Listed records.

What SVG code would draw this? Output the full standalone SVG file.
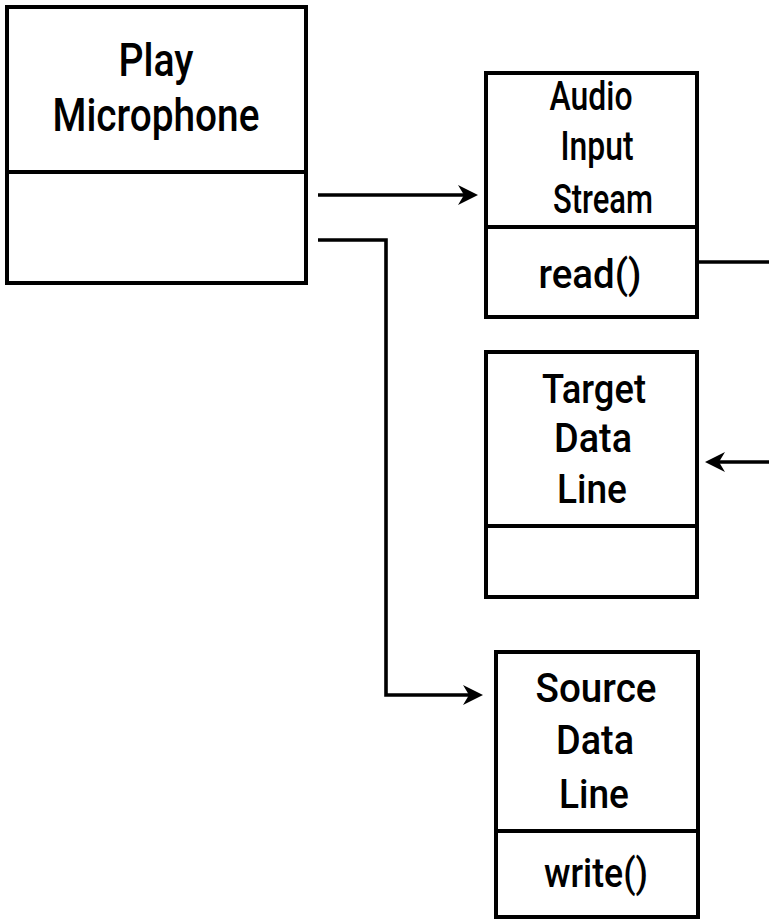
...
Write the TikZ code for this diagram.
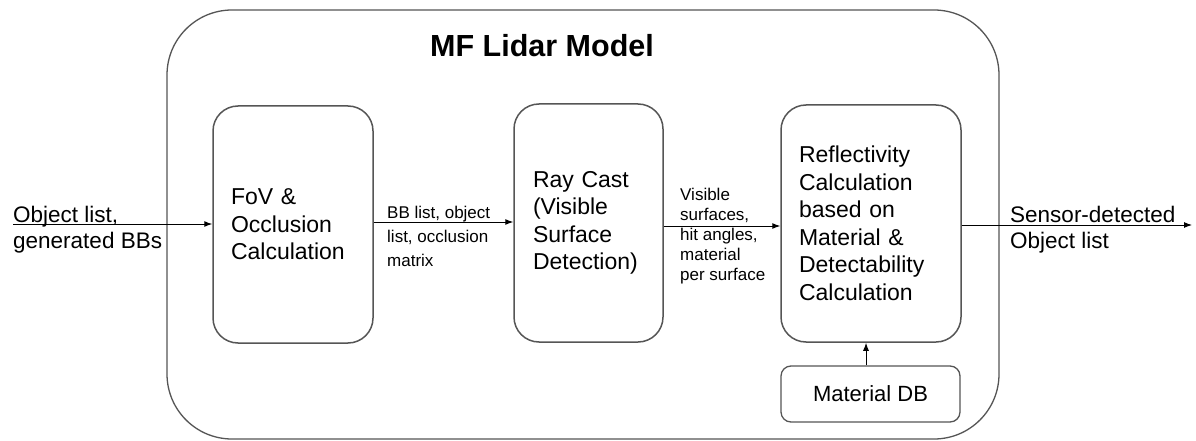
...
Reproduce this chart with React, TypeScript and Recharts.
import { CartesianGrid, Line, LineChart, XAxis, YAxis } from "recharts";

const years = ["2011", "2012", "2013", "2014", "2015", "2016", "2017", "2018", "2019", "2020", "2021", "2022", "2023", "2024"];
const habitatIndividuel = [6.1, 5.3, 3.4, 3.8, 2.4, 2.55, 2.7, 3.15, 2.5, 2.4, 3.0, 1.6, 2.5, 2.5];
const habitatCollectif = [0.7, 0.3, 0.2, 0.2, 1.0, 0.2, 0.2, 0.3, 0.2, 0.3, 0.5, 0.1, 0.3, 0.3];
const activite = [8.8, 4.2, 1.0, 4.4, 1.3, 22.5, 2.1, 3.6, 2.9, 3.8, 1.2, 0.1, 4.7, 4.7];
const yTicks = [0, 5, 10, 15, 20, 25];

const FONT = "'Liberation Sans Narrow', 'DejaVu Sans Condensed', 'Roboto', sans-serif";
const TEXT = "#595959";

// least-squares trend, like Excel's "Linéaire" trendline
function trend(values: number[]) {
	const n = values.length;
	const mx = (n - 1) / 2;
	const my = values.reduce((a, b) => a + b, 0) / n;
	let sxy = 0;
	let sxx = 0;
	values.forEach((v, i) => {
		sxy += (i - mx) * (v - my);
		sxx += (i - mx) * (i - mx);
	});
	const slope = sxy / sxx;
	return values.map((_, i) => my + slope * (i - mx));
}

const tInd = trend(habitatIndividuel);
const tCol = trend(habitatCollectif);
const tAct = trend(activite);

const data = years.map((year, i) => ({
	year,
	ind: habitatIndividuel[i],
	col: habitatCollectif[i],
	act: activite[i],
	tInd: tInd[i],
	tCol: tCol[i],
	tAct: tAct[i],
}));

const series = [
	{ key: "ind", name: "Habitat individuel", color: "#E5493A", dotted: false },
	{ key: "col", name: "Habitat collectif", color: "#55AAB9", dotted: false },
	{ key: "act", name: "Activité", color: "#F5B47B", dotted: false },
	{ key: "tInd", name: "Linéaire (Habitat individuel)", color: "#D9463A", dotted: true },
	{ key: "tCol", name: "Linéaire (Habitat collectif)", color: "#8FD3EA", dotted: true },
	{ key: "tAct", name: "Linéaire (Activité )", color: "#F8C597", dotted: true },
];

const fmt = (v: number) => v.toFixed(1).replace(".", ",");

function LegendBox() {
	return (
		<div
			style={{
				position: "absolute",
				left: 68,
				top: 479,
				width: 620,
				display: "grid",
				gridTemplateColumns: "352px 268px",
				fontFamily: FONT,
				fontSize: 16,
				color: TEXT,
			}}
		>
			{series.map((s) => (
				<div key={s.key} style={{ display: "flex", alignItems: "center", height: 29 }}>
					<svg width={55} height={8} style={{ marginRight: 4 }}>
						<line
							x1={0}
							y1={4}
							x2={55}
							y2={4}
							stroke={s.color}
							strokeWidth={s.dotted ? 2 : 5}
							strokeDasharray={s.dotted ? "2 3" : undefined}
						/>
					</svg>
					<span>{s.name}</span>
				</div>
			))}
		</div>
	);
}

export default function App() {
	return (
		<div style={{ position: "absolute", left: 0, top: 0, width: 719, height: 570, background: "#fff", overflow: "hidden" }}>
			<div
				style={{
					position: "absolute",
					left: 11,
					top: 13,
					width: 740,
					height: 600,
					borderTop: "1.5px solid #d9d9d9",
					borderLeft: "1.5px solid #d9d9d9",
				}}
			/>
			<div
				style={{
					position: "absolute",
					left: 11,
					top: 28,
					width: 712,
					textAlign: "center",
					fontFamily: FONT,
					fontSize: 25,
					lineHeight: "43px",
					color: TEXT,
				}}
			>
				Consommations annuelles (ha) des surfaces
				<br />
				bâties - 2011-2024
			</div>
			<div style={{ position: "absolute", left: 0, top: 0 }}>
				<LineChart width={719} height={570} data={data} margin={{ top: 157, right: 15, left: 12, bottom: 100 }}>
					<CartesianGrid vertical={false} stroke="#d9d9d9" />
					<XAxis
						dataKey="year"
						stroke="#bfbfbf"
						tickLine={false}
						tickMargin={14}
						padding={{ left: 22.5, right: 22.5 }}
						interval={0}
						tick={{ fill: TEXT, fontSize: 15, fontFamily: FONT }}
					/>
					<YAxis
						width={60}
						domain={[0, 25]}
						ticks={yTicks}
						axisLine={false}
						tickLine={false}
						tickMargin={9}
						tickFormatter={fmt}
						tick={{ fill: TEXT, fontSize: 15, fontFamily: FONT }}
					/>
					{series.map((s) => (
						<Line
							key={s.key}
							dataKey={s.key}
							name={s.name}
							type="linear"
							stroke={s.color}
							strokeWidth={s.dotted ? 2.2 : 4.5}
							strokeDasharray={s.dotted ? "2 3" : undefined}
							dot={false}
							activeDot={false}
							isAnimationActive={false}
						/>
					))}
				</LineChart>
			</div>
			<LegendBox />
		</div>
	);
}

Brief.
Please print exactly, and only, the lines from the line with "Reproduce this chart" to the line with "const yTicks = [0, 5, 10, 15, 20, 25];", both included.

Written solution.
Reproduce this chart with React, TypeScript and Recharts.
import { CartesianGrid, Line, LineChart, XAxis, YAxis } from "recharts";

const years = ["2011", "2012", "2013", "2014", "2015", "2016", "2017", "2018", "2019", "2020", "2021", "2022", "2023", "2024"];
const habitatIndividuel = [6.1, 5.3, 3.4, 3.8, 2.4, 2.55, 2.7, 3.15, 2.5, 2.4, 3.0, 1.6, 2.5, 2.5];
const habitatCollectif = [0.7, 0.3, 0.2, 0.2, 1.0, 0.2, 0.2, 0.3, 0.2, 0.3, 0.5, 0.1, 0.3, 0.3];
const activite = [8.8, 4.2, 1.0, 4.4, 1.3, 22.5, 2.1, 3.6, 2.9, 3.8, 1.2, 0.1, 4.7, 4.7];
const yTicks = [0, 5, 10, 15, 20, 25];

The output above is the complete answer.